If your memory serves you to recollect back nine months or so, you’ll remember that last season’s Colorado Rockies were objectively one of the worst teams in baseball. Not for last year, but in the history of the sport. The Rox youth movement had a hard time for much of the season fighting their way out of much of any situation, and their 43-119 record had their winning percentage (.265) had them below .300 for the first time in their history. There were very few places to go but up.

This season has been a different story, but not as vastly different as the team might have had Rockies fans hoping after a 6-6 start to their season. While there have been several wins along the way, the team is currently 28-47 (.373) as they creep up on the season’s midway turn. Along with that, they again have the worst record in the majors. They are actually wildly outperforming last year, and are still staring up at the league from the bottom. What a bar to be barely clearing.

That .373 mark very closely resembles the .377 they finished up with two seasons back, making it their second 100-loss season in a row… last season then becoming the third straight. This year’s current tack would make it four. And while no one has the Rockies suddenly rising from the ashes to make the playoffs this year, that “not 100 losses again” mark would sure be a wonderful something to hit. And they only need raise that winning percentage to .389 to get there.

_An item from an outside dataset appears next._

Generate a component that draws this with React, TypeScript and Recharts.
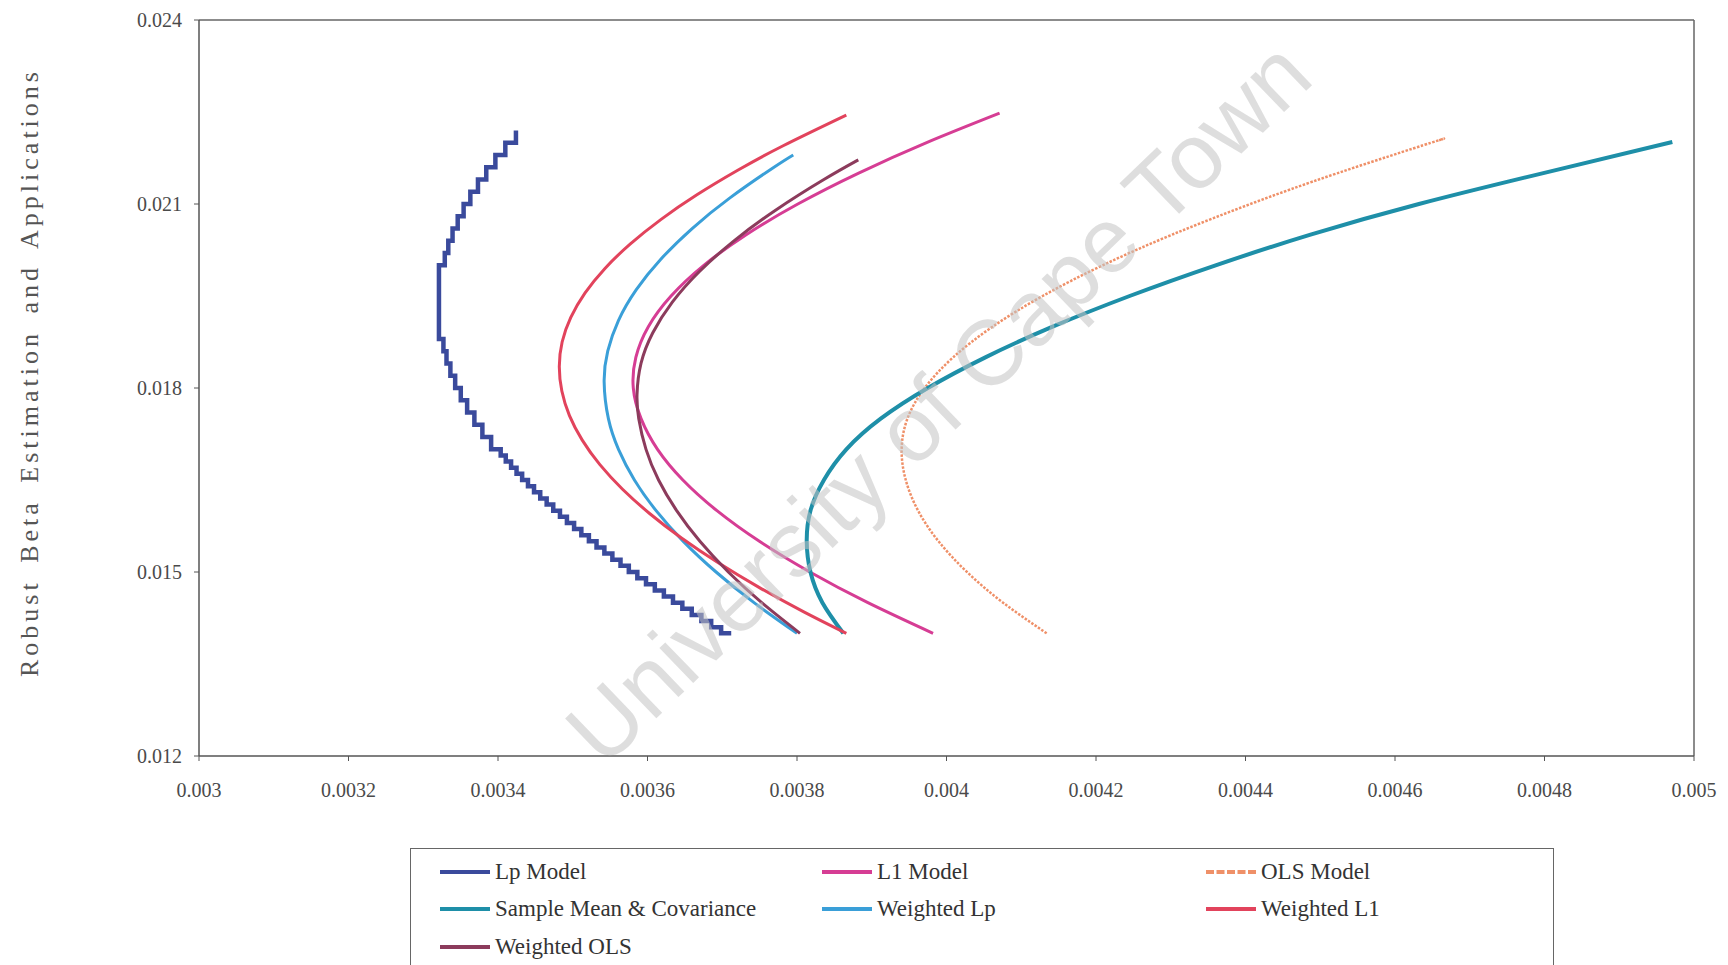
import React from "react";
import { LineChart, Line, XAxis, YAxis, ReferenceLine } from "recharts";

const xTicks = [0.003, 0.0032, 0.0034, 0.0036, 0.0038, 0.004, 0.0042, 0.0044, 0.0046, 0.0048, 0.005];
const xTickLabels = ["0.003", "0.0032", "0.0034", "0.0036", "0.0038", "0.004", "0.0042", "0.0044", "0.0046", "0.0048", "0.005"];
const yTicks = [0.012, 0.015, 0.018, 0.021, 0.024];
const yTickLabels = ["0.012", "0.015", "0.018", "0.021", "0.024"];

const yAxisTitle = "Robust Beta Estimation and Applications";
const watermark = "University of Cape Town";

const lpModel = [
  { x: 0.003712, y: 0.014 }, { x: 0.0036985, y: 0.0141 }, { x: 0.0036852, y: 0.0142 }, { x: 0.0036721, y: 0.0143 },
  { x: 0.0036592, y: 0.0144 }, { x: 0.0036466, y: 0.0145 }, { x: 0.0036341, y: 0.0146 }, { x: 0.0036219, y: 0.0147 },
  { x: 0.0036098, y: 0.0148 }, { x: 0.003598, y: 0.0149 }, { x: 0.0035864, y: 0.015 }, { x: 0.003575, y: 0.0151 },
  { x: 0.0035639, y: 0.0152 }, { x: 0.003553, y: 0.0153 }, { x: 0.0035423, y: 0.0154 }, { x: 0.0035318, y: 0.0155 },
  { x: 0.0035216, y: 0.0156 }, { x: 0.0035115, y: 0.0157 }, { x: 0.0035018, y: 0.0158 }, { x: 0.0034922, y: 0.0159 },
  { x: 0.0034829, y: 0.016 }, { x: 0.0034739, y: 0.0161 }, { x: 0.0034651, y: 0.0162 }, { x: 0.0034565, y: 0.0163 },
  { x: 0.0034482, y: 0.0164 }, { x: 0.0034401, y: 0.0165 }, { x: 0.0034323, y: 0.0166 }, { x: 0.0034248, y: 0.0167 },
  { x: 0.0034175, y: 0.0168 }, { x: 0.0034104, y: 0.0169 }, { x: 0.0034036, y: 0.017 }, { x: 0.0033908, y: 0.0172 },
  { x: 0.0033791, y: 0.0174 }, { x: 0.0033684, y: 0.0176 }, { x: 0.0033587, y: 0.0178 }, { x: 0.0033502, y: 0.018 },
  { x: 0.0033427, y: 0.0182 }, { x: 0.0033363, y: 0.0184 }, { x: 0.0033311, y: 0.0186 }, { x: 0.003327, y: 0.0188 },
  { x: 0.003321, y: 0.0189 }, { x: 0.003321, y: 0.02 }, { x: 0.0033288, y: 0.0202 }, { x: 0.0033335, y: 0.0204 },
  { x: 0.0033392, y: 0.0206 }, { x: 0.0033461, y: 0.0208 }, { x: 0.003354, y: 0.021 }, { x: 0.003363, y: 0.0212 },
  { x: 0.0033732, y: 0.0214 }, { x: 0.0033843, y: 0.0216 }, { x: 0.0033965, y: 0.0218 }, { x: 0.0034098, y: 0.022 },
  { x: 0.003424, y: 0.0222 },
];

const l1Model = [
  { x: 0.003982, y: 0.014 }, { x: 0.0038948, y: 0.0145 }, { x: 0.0038172, y: 0.015 }, { x: 0.0037497, y: 0.0155 },
  { x: 0.0036929, y: 0.016 }, { x: 0.0036473, y: 0.0165 }, { x: 0.0036134, y: 0.017 }, { x: 0.0035914, y: 0.0175 },
  { x: 0.003581, y: 0.018 }, { x: 0.0035844, y: 0.0185 }, { x: 0.0036011, y: 0.019 }, { x: 0.0036315, y: 0.0195 },
  { x: 0.0036753, y: 0.02 }, { x: 0.003732, y: 0.0205 }, { x: 0.0038011, y: 0.021 }, { x: 0.0038818, y: 0.0215 },
  { x: 0.0039734, y: 0.022 }, { x: 0.004071, y: 0.02248 },
];

const olsModel = [
  { x: 0.004134, y: 0.014 }, { x: 0.0040757, y: 0.0145 }, { x: 0.0040274, y: 0.015 }, { x: 0.0039894, y: 0.0155 },
  { x: 0.003962, y: 0.016 }, { x: 0.0039455, y: 0.0165 }, { x: 0.00394, y: 0.017 }, { x: 0.0039477, y: 0.0175 },
  { x: 0.0039708, y: 0.018 }, { x: 0.0040089, y: 0.0185 }, { x: 0.0040617, y: 0.019 }, { x: 0.0041286, y: 0.0195 },
  { x: 0.0042088, y: 0.02 }, { x: 0.0043018, y: 0.0205 }, { x: 0.0044066, y: 0.021 }, { x: 0.0045224, y: 0.0215 },
  { x: 0.0046485, y: 0.022 }, { x: 0.004659, y: 0.02204 },
];

const sampleMeanCov = [
  { x: 0.003862, y: 0.014 }, { x: 0.003834, y: 0.0145 }, { x: 0.003818, y: 0.015 }, { x: 0.003813, y: 0.0155 },
  { x: 0.003818, y: 0.016 }, { x: 0.003836, y: 0.0165 }, { x: 0.003866, y: 0.017 }, { x: 0.003912, y: 0.0175 },
  { x: 0.003975, y: 0.018 }, { x: 0.004052, y: 0.0185 }, { x: 0.004142, y: 0.019 }, { x: 0.004245, y: 0.0195 },
  { x: 0.00436, y: 0.02 }, { x: 0.004487, y: 0.0205 }, { x: 0.004632, y: 0.021 }, { x: 0.004797, y: 0.0215 },
  { x: 0.004971, y: 0.02201 },
];

const weightedLp = [
  { x: 0.0038, y: 0.014 }, { x: 0.0037425, y: 0.0145 }, { x: 0.0036917, y: 0.015 }, { x: 0.0036479, y: 0.0155 },
  { x: 0.0036115, y: 0.016 }, { x: 0.0035825, y: 0.0165 }, { x: 0.0035612, y: 0.017 }, { x: 0.0035477, y: 0.0175 },
  { x: 0.003542, y: 0.0181 }, { x: 0.0035468, y: 0.0186 }, { x: 0.0035611, y: 0.0191 }, { x: 0.0035848, y: 0.0196 },
  { x: 0.0036178, y: 0.0201 }, { x: 0.0036597, y: 0.0206 }, { x: 0.0037103, y: 0.0211 }, { x: 0.0037692, y: 0.0216 },
  { x: 0.003795, y: 0.0218 },
];

const weightedL1 = [
  { x: 0.003866, y: 0.014 }, { x: 0.0038091, y: 0.01435 }, { x: 0.0037492, y: 0.01475 }, { x: 0.0036947, y: 0.01515 },
  { x: 0.0036459, y: 0.01555 }, { x: 0.0036032, y: 0.01595 }, { x: 0.0035666, y: 0.01635 }, { x: 0.0035363, y: 0.01675 },
  { x: 0.0035127, y: 0.01715 }, { x: 0.0034956, y: 0.01755 }, { x: 0.0034854, y: 0.01795 }, { x: 0.003482, y: 0.01835 },
  { x: 0.0034858, y: 0.01875 }, { x: 0.0034974, y: 0.01915 }, { x: 0.0035165, y: 0.01955 }, { x: 0.0035431, y: 0.01995 },
  { x: 0.0035771, y: 0.02035 }, { x: 0.0036182, y: 0.02075 }, { x: 0.0036661, y: 0.02115 }, { x: 0.0037207, y: 0.02155 },
  { x: 0.0037815, y: 0.02195 }, { x: 0.003866, y: 0.02245 },
];

const weightedOls = [
  { x: 0.003804, y: 0.014 }, { x: 0.0037528, y: 0.0145 }, { x: 0.0037081, y: 0.015 }, { x: 0.0036701, y: 0.0155 },
  { x: 0.003639, y: 0.016 }, { x: 0.0036148, y: 0.0165 }, { x: 0.003598, y: 0.017 }, { x: 0.0035883, y: 0.0175 },
  { x: 0.003586, y: 0.0179 }, { x: 0.0035913, y: 0.0184 }, { x: 0.0036071, y: 0.0189 }, { x: 0.0036332, y: 0.0194 },
  { x: 0.0036695, y: 0.0199 }, { x: 0.0037157, y: 0.0204 }, { x: 0.0037713, y: 0.0209 }, { x: 0.003836, y: 0.0214 },
  { x: 0.003882, y: 0.02172 },
];

type Series = { name: string; data: { x: number; y: number }[]; color: string; width: number; curve: any; dash?: string };

const series: Series[] = [
  { name: "Lp Model", data: lpModel, color: "#3a4a9c", width: 4.5, curve: "stepAfter" },
  { name: "L1 Model", data: l1Model, color: "#d63d94", width: 3, curve: "natural" },
  { name: "OLS Model", data: olsModel, color: "#ef9068", width: 2.5, curve: "natural", dash: "2.5 1.5" },
  { name: "Sample Mean & Covariance", data: sampleMeanCov, color: "#1e8fa8", width: 4, curve: "natural" },
  { name: "Weighted Lp", data: weightedLp, color: "#3a9fd8", width: 3, curve: "natural" },
  { name: "Weighted L1", data: weightedL1, color: "#e2435c", width: 3, curve: "natural" },
  { name: "Weighted OLS", data: weightedOls, color: "#8c3b5c", width: 3, curve: "natural" },
];

const serif = "'Liberation Serif', 'Times New Roman', serif";

const legendCols = [29, 411, 795];
const legendRows = [23, 60, 98];

function LegendBox() {
  return (
    <div
      style={{
        position: "absolute",
        left: 410,
        top: 848,
        width: 1144,
        height: 140,
        border: "1.5px solid #666",
        boxSizing: "border-box",
        fontFamily: serif,
        fontSize: 23,
        color: "#333",
      }}
    >
      {series.map((s, i) => {
        const col = i % 3;
        const row = Math.floor(i / 3);
        return (
          <div
            key={s.name}
            style={{
              position: "absolute",
              left: legendCols[col],
              top: legendRows[row] - 14,
              height: 28,
              display: "flex",
              alignItems: "center",
              whiteSpace: "nowrap",
            }}
          >
            <div
              style={{
                width: 50,
                height: 0,
                borderTop: `4px ${s.dash ? "dashed" : "solid"} ${s.color}`,
                marginRight: 5,
              }}
            />
            <span>{s.name}</span>
          </div>
        );
      })}
    </div>
  );
}

export default function App() {
  return (
    <div
      style={{
        position: "absolute",
        left: 0,
        top: 0,
        width: 1728,
        height: 965,
        overflow: "hidden",
        background: "#fff",
      }}
    >
      <LineChart width={1728} height={965} margin={{ top: 20, right: 34, bottom: 169, left: 0 }}>
        <XAxis
          type="number"
          dataKey="x"
          domain={[0.003, 0.005]}
          ticks={xTicks}
          allowDataOverflow
          height={40}
          tickSize={5}
          tickMargin={22}
          tickFormatter={(v: number, i: number) => xTickLabels[i] ?? String(v)}
          tick={{ fontFamily: serif, fontSize: 20, fill: "#4a4a4a" }}
          axisLine={{ stroke: "#555", strokeWidth: 1.5 }}
          tickLine={{ stroke: "#555" }}
        />
        <YAxis
          type="number"
          dataKey="y"
          domain={[0.012, 0.024]}
          ticks={yTicks}
          allowDataOverflow
          width={199}
          tickSize={5}
          tickMargin={12}
          tickFormatter={(v: number, i: number) => yTickLabels[i] ?? String(v)}
          tick={{ fontFamily: serif, fontSize: 20, fill: "#4a4a4a" }}
          axisLine={{ stroke: "#555", strokeWidth: 1.5 }}
          tickLine={{ stroke: "#555" }}
        />
        <ReferenceLine y={0.024} stroke="#666" strokeWidth={1.5} />
        <ReferenceLine x={0.005} stroke="#666" strokeWidth={1.5} />
        {series.map((s) => (
          <Line
            key={s.name}
            name={s.name}
            data={s.data}
            dataKey="y"
            type={s.curve}
            stroke={s.color}
            strokeWidth={s.width}
            strokeDasharray={s.dash}
            dot={false}
            activeDot={false}
            isAnimationActive={false}
          />
        ))}
      </LineChart>
      <LegendBox />
      <svg
        width={1728}
        height={965}
        style={{ position: "absolute", left: 0, top: 0, pointerEvents: "none" }}
      >
        <text
          x={38}
          y={677}
          transform="rotate(-90 38 677)"
          textAnchor="start"
          fontFamily={serif}
          fontSize={26}
          letterSpacing={4}
          wordSpacing={6}
          fill="#555"
        >
          {yAxisTitle}
        </text>
        <text
          x={938}
          y={402}
          transform="rotate(-44 938 402)"
          textAnchor="middle"
          dominantBaseline="central"
          fontFamily="'Liberation Sans', Arial, sans-serif"
          fontSize={92}
          fill="rgba(195,195,195,0.55)"
        >
          {watermark}
        </text>
      </svg>
    </div>
  );
}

Sounds pretty simple, right? But what does that mean in the 87 games left for the year? It means 35 wins out of those 87 games, a .402 winning clip from here on out, which is suddenly a bit more daunting. It’s especially daunting in a division that contains the two-times-in-a-row-and-counting World Champion Los Angeles Dodgers, currently rolling at a .640 clip, the .521 San Diego Padres, the .514 Arizona Diamondbacks, and the ever-proud and currently .419 San Francisco Giants. 28 of those remaining 87 games comes against the toughest division in baseball, and teams that look forward to playing the Rockies to stay healthy in the division. No small feat for a team that is trying to get back on it’s feet.

That will mean there will need to be a couple of winning streaks tucked into some unexpected places for this club, which has actually seen such things dwindle as the season continues, not increase. As teams have gotten to better scout this version of the Rockies, they have found more success against them. The hoped-for turn will have to come from Colorado finding a gear it has rarely hit most of this season.

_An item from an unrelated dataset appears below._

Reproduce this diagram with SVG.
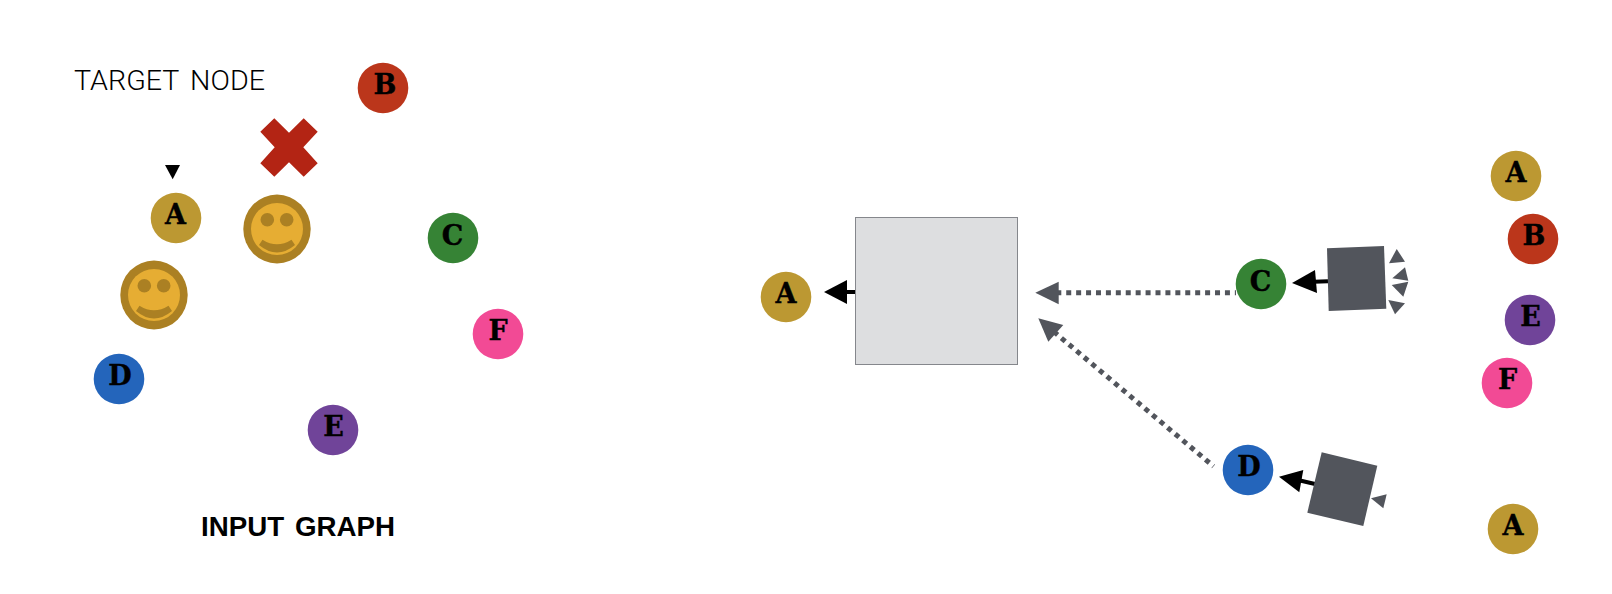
<svg xmlns="http://www.w3.org/2000/svg" width="1612" height="594" viewBox="0 0 1612 594">
<style>
.a{fill:#bc9832}.b{fill:#bb361b}.c{fill:#368335}.d{fill:#2465bb}.e{fill:#704499}.f{fill:#f24a95}
.l{font-family:"DejaVu Serif","Liberation Serif",serif;font-weight:700;font-size:27px;text-anchor:middle;fill:#000;stroke:#000;stroke-width:.4px}
.g{fill:#52555c}
.k{fill:#000}
.bar{stroke:#000;stroke-width:4;fill:none}
.dot{stroke:#52555c;stroke-width:5;stroke-dasharray:5 4.92;fill:none}
.so{fill:#ab8023}.si{fill:#e6ad33}
</style>
<defs>
<g id="smiley">
<ellipse class="so" rx="33.7" ry="34.5"/>
<circle class="si" r="26"/>
<circle class="so" cx="-9.7" cy="-9.2" r="6.8"/>
<circle class="so" cx="9.7" cy="-9.2" r="6.8"/>
<path class="so" d="M-14.5 10.7Q0 20 14.5 10.7L18 16Q0 31-18 16Z"/>
</g>
</defs>
<rect width="1612" height="594" fill="#fff"/>
<g id="labels">
<text x="74" y="90" font-family="Roboto,'Liberation Sans',sans-serif" font-weight="300" font-size="27" word-spacing="4" textLength="191" lengthAdjust="spacingAndGlyphs" fill="#000">TARGET NODE</text>
<text x="201" y="536" font-family="'Liberation Sans',Arial,sans-serif" font-weight="700" font-size="27" word-spacing="3" textLength="194" lengthAdjust="spacingAndGlyphs" fill="#000">INPUT GRAPH</text>
</g>
<g id="decor">
<polygon id="target-marker" class="k" points="165,165 180,165 172.7,179.3"/>
<polygon id="cross" fill="#b32414" points="260.3,131.7 274.3,118.3 289,132.7 303.7,118.3 317.7,131.7 303.3,147.3 317.7,163.3 303.7,176.7 289,162.3 274.3,176.7 260.3,163.3 274.7,147.3"/>
<use id="smiley-1" href="#smiley" x="277" y="229"/>
<use id="smiley-2" href="#smiley" x="154" y="295"/>
</g>
<g id="input-graph">
<g id="in-A"><circle class="a" cx="176" cy="218" r="25.3"/><text class="l" x="175.5" y="223.5">A</text></g>
<g id="in-B"><circle class="b" cx="383" cy="88" r="25.3"/><text class="l" x="385" y="93.5">B</text></g>
<g id="in-C"><circle class="c" cx="453" cy="238" r="25.3"/><text class="l" x="452.5" y="244.5">C</text></g>
<g id="in-D"><circle class="d" cx="119" cy="379" r="25.3"/><text class="l" x="120" y="384.5">D</text></g>
<g id="in-E"><circle class="e" cx="333" cy="430" r="25.3"/><text class="l" x="333.5" y="435.5">E</text></g>
<g id="in-F"><circle class="f" cx="498" cy="334" r="25.3"/><text class="l" x="498" y="339.5">F</text></g>
</g>
<g id="connectors">
<path class="dot" d="M1056.3 292.7H1236"/>
<polygon class="g" points="1035.3,292.7 1058.7,281.7 1058.7,304.3"/>
<path class="dot" d="M1053.8 331.7L1213.5 466.3"/>
<polygon class="g" points="1038.3,318.3 1063.3,325 1048.3,341.7"/>
<path class="bar" d="M845 292H856"/>
<polygon class="k" points="824,292 847,280 847,304"/>
<path class="bar" d="M1314 281.8L1328 281.2"/>
<polygon class="k" points="1292,283 1315,270 1317,293"/>
<path class="bar" d="M1300 480.5L1315 484"/>
<polygon class="k" points="1279,476.7 1303.3,470 1299.3,492.3"/>
</g>
<g id="aggregator">
<rect x="855.5" y="217.5" width="162" height="147" fill="#dddee0" stroke="#85878c" stroke-width="1"/>
</g>
<g id="mid-A"><circle class="a" cx="786" cy="297" r="25.3"/><text class="l" x="786" y="302.5">A</text></g>
<g id="mid-C"><circle class="c" cx="1261" cy="284" r="25.3"/><text class="l" x="1260.5" y="290.5">C</text></g>
<g id="mid-D"><circle class="d" cx="1248" cy="470" r="25.3"/><text class="l" x="1249" y="475.5">D</text></g>
<g id="square-C">
<polygon class="g" points="1327,248.3 1384,246 1386.3,308.7 1328.7,311"/>
<polygon class="g" points="1396.7,249 1405,261.7 1389,263.3"/>
<polygon class="g" points="1405,267.3 1408.3,280.7 1392.3,278.3"/>
<polygon class="g" points="1408.3,281.7 1403.3,296.7 1391.7,285"/>
<polygon class="g" points="1388.3,300 1405,303.3 1395,314.3"/>
</g>
<g id="square-D">
<polygon class="g" points="1321.7,452.3 1377.3,465.7 1363.3,526 1307.3,512.7"/>
<polygon class="g" points="1371,498.3 1386.7,494.3 1383.3,508.3"/>
</g>
<g id="right-A"><circle class="a" cx="1516" cy="176" r="25.3"/><text class="l" x="1516" y="181.5">A</text></g>
<g id="right-B"><circle class="b" cx="1533" cy="239" r="25.3"/><text class="l" x="1534" y="244.5">B</text></g>
<g id="right-E"><circle class="e" cx="1530" cy="320" r="25.3"/><text class="l" x="1530.5" y="325.5">E</text></g>
<g id="right-F"><circle class="f" cx="1507" cy="383" r="25.3"/><text class="l" x="1507.5" y="388.5">F</text></g>
<g id="right-A2"><circle class="a" cx="1513" cy="529" r="25.3"/><text class="l" x="1513" y="534.5">A</text></g>
</svg>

And “rarely” is the right word there, certainly not never. As winners of two of their last four, the two losses were only 1- and 2-run gaps, where the wins were by 3 runs and a whopping 14 runs. It’s not as if the ability to catch fire is not there. They just need those sparks a bit more often.

So this is the right moment to change the course of the ship, if they want to just clear one more bar in their slow progress back up the ladder of respectability. If they are still on this path by the All-Star Game in a month, it may be late to try and get back above the “not 100 losses again” bar. It’s still not the playoffs, but it would be a tremendous sign that their long-overdue changes are pushing the club back in the right direction.